Down the hall, we find a pool room and insert ourselves into a game. Unsurprisingly in my current state, I could barely even hit the ball. The kind gentlemen who let me play found it endearing. I found it entirely embarrassing. In the corner, Sophie meets a young suitor wearing a very on-brand beanie. While he was cute on the outside, honestly, it seemed like he hadn’t talked to a girl in at least six months. Cute face, though. He could definitely be cast as the beaux on Pretty Little Liars. It had reminded me of my select right-swipes on Tinder, but just as I picked up my phone to find a potential suitor for myself, it died. I’ll never know what could’ve happened with my Tinder missed connections, but just like that, I was ready to call it a night.

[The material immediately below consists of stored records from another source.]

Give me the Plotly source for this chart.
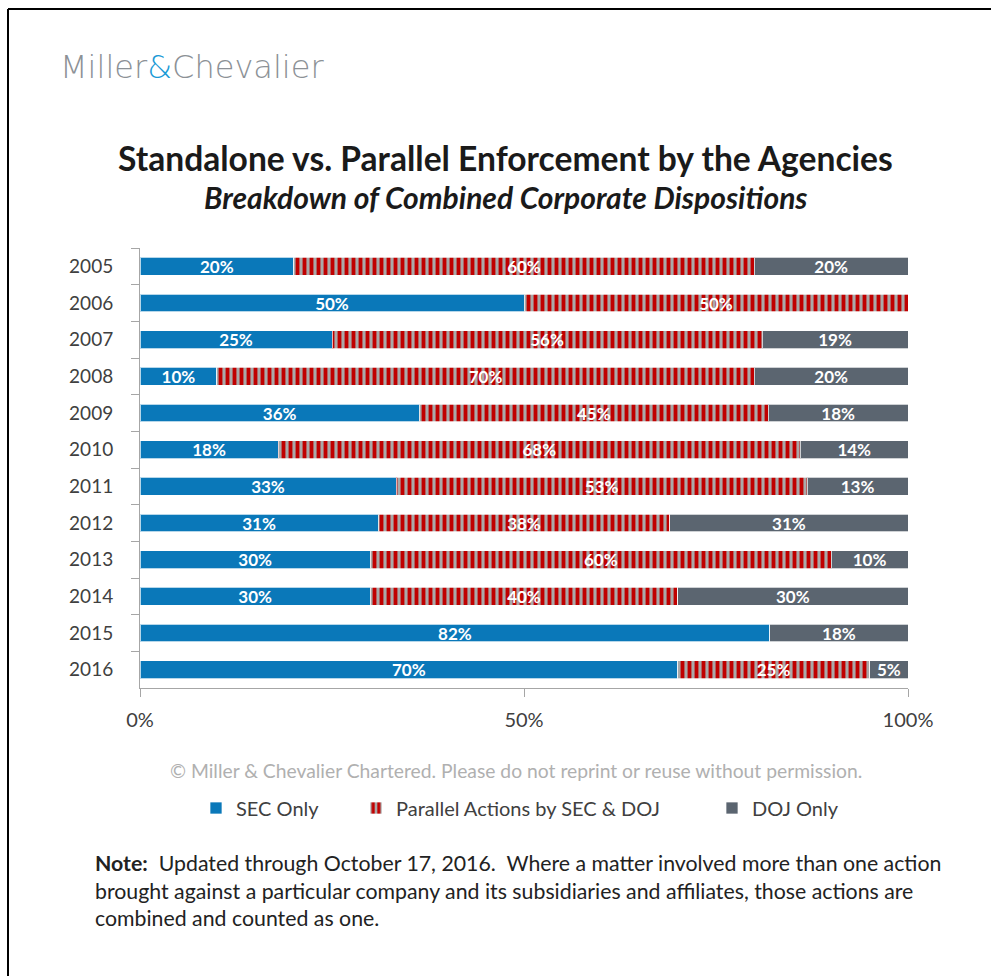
import plotly.graph_objects as go

years = ["2005", "2006", "2007", "2008", "2009", "2010",
         "2011", "2012", "2013", "2014", "2015", "2016"]
sec_only = [20, 50, 25, 10, 36, 18, 33, 31, 30, 30, 82, 70]
parallel = [60, 50, 56, 70, 45, 68, 53, 38, 60, 40, 0, 25]
doj_only = [20, 0, 19, 20, 18, 14, 13, 31, 10, 30, 18, 5]
series_names = ["SEC Only", "Parallel Actions by SEC & DOJ", "DOJ Only"]
x_tickvals = [0, 50, 100]
x_ticktext = ["0%", "50%", "100%"]

W, H = 991, 976
L, R, T, B = 140, 908, 248, 688  # plot area in pixels


def px2x(px):
    return (px - L) / (R - L)


def px2y(py):
    return (B - py) / (B - T)


def lbl(v):
    return [f"{x}%" if x else "" for x in v]


def clean(v):
    return [x if x else None for x in v]


FONT = "Lato"
fig = go.Figure()
fig.add_trace(go.Bar(
    y=years, x=clean(sec_only), orientation="h", name=series_names[0],
    marker=dict(color="#0a78b9", line=dict(color="rgba(255,255,255,0.7)", width=1)),
    text=lbl(sec_only), legend="legend",
))
fig.add_trace(go.Bar(
    y=years, x=clean(parallel), orientation="h", name=series_names[1],
    marker=dict(color="#c00000",
                line=dict(color="rgba(255,255,255,0.7)", width=1),
                pattern=dict(shape="|", fgcolor="#c00000", bgcolor="#a9a9a9",
                             size=7, solidity=0.55, fillmode="replace")),
    text=lbl(parallel), legend="legend2",
))
fig.add_trace(go.Bar(
    y=years, x=clean(doj_only), orientation="h", name=series_names[2],
    marker=dict(color="#5b6570", line=dict(color="rgba(255,255,255,0.7)", width=1)),
    text=lbl(doj_only), legend="legend3",
))
fig.update_traces(textposition="inside", insidetextanchor="middle", textangle=0,
                  constraintext="none",
                  textfont=dict(family=FONT, size=17, color="white", weight="bold"),
                  hoverinfo="skip")

leg_common = dict(orientation="h", xanchor="left", y=px2y(808), yanchor="middle",
                  font=dict(family=FONT, size=20, color="#404040"),
                  bgcolor="rgba(0,0,0,0)", borderwidth=0)

fig.update_layout(
    width=W, height=H,
    margin=dict(l=L, r=W - R, t=T, b=H - B, pad=0),
    paper_bgcolor="white", plot_bgcolor="white",
    barmode="stack", barnorm="percent", bargap=0.51,
    font=dict(family=FONT, color="#404040"),
    xaxis=dict(range=[0, 100], tickvals=x_tickvals, ticktext=x_ticktext,
               showgrid=False, zeroline=False, showline=True, linecolor="#a6a6a6",
               linewidth=1, ticks="outside", ticklen=8, tickcolor="#a6a6a6",
               tickfont=dict(size=20, color="#404040"), ticklabelstandoff=6,
               fixedrange=True),
    yaxis=dict(autorange="reversed", type="category", showgrid=False,
               showline=True, linecolor="#a6a6a6", linewidth=1,
               ticks="outside", ticklen=8, tickcolor="#a6a6a6", tickson="boundaries",
               tickfont=dict(size=19, color="#404040"), ticklabelstandoff=22,
               fixedrange=True),
    showlegend=True,
    legend=dict(x=px2x(214 - 18), **leg_common),
    legend2=dict(x=px2x(374 - 18), **leg_common),
    legend3=dict(x=px2x(730 - 18), **leg_common),
)

# frame lines
fig.add_shape(type="line", xref="paper", yref="paper",
              x0=px2x(8), x1=px2x(1000), y0=px2y(9), y1=px2y(9),
              line=dict(color="black", width=2))
fig.add_shape(type="line", xref="paper", yref="paper",
              x0=px2x(8), x1=px2x(8), y0=px2y(9), y1=px2y(990),
              line=dict(color="black", width=2))

ann = []
ann.append(dict(text="Miller<span style='color:#1a9ad6'>&</span>Chevalier",
                x=px2x(58), y=px2y(67), xanchor="left", yanchor="middle",
                font=dict(family="DejaVu Sans", size=32, color="#8c9196", weight=200)))
ann.append(dict(text="<b>Standalone vs. Parallel Enforcement by the Agencies</b>",
                x=px2x(505), y=px2y(158), xanchor="center", yanchor="middle",
                font=dict(family=FONT, size=33.6, color="#1a1a1a")))
ann.append(dict(text="<b><i>Breakdown of Combined Corporate Dispositions</i></b>",
                x=px2x(506), y=px2y(197), xanchor="center", yanchor="middle",
                font=dict(family=FONT, size=30, color="#1a1a1a")))
ann.append(dict(text="© Miller & Chevalier Chartered. Please do not reprint or reuse without permission.",
                x=px2x(516), y=px2y(770), xanchor="center", yanchor="middle",
                font=dict(family=FONT, size=19.3, color="#b0b0b0")))
ann.append(dict(text="<b>Note:</b>  Updated through October 17, 2016.  Where a matter involved more than one action<br>"
                     "brought against a particular company and its subsidiaries and affiliates, those actions are<br>"
                     "combined and counted as one.",
                x=px2x(93), y=px2y(848), xanchor="left", yanchor="top", align="left",
                font=dict(family=FONT, size=21.3, color="#222222")))
for a in ann:
    a.update(xref="paper", yref="paper", showarrow=False)
fig.update_layout(annotations=ann)

fig.write_html("out.html", config={"displayModeBar": False},
               post_script="document.body.style.margin='0';")
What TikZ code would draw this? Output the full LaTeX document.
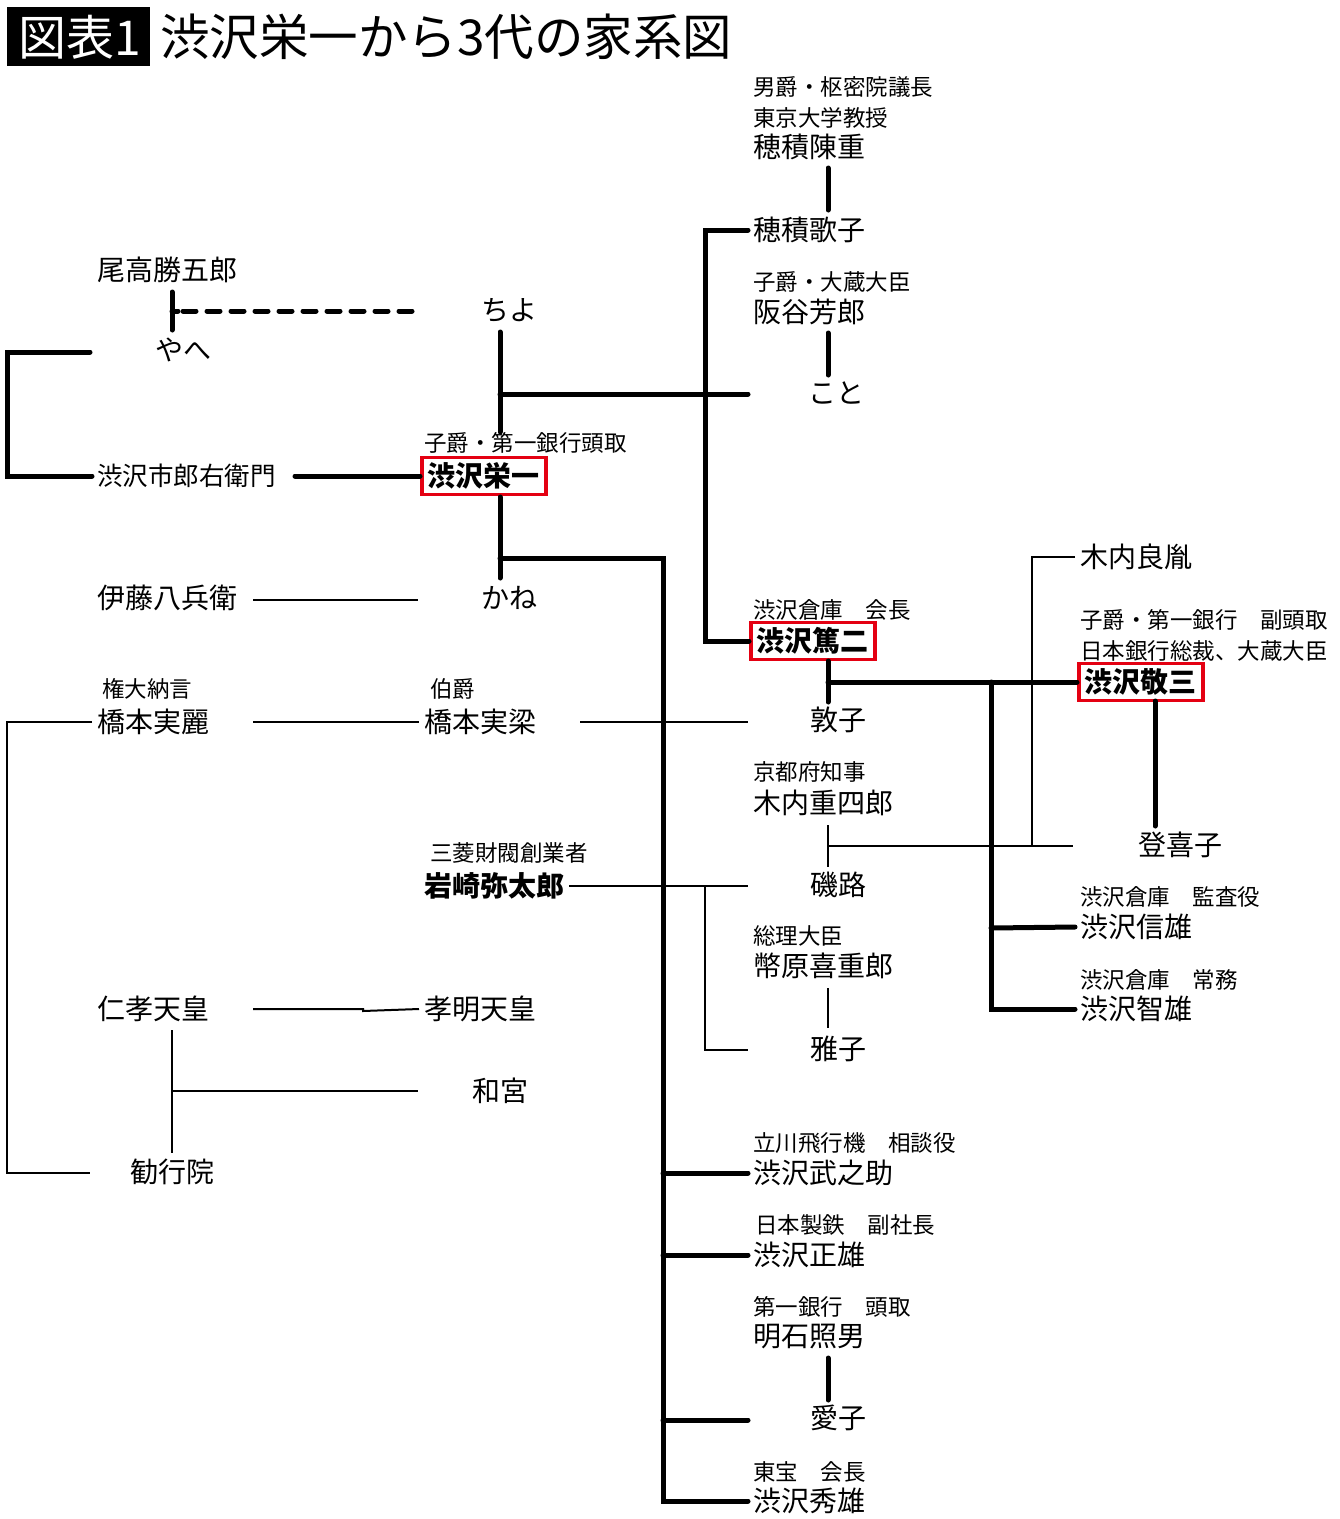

The very next day we arose to birds chirping and the sound of water flowing, and for a second, I felt fresh as ever. That was, however, until I sat up. There was zero chance Sophie was getting out of bed to fetch hangover reinforcements, so I took the duty upon myself. Getting anywhere in Woodstock by foot had proved easy thus far, however, my hangover-induced sluggishness meant making it five steps into town, all the more difficult. Shades on and hoodie up, I find my way to The Mud Club, known for their Montreal-style wood-fired bagels and killer coffee. I get two everything bagels, an almond croissant, and a dark chocolate walnut cookie to help ease the pain.
After breakfast in bed and a long washing in the room’s oversized walk-in shower, we were ready for one last walk. I don’t know who we thought we were kidding, but we decided we could muster up the energy to hike up to the abandoned hotel at Overlook Mountain. It was a chilling two-hour journey to the ruins, uphill the entire time, but when we got to the top, all of our aches, pains, and worries went away. We perched ourselves on a rock 3,140 feet over Woodstock, and peered through ruins of a once luxury hotel.
24-hours later, we’d officially done it—we’d conquered Woodstock by foot. While I didn’t meet my grungy band member to whisk me away on tour, I’d hopelessly fell in love with Woodstock and my home here, Woodstock Way. My feet were tired, but my heart was full and mind was clear. We all need a recluse from the noise of New York City, and in my short time in Woodstock, with its open people, fresh air, starry skies, live music, and charming local businesses, I found an escape and inevitably, a second home.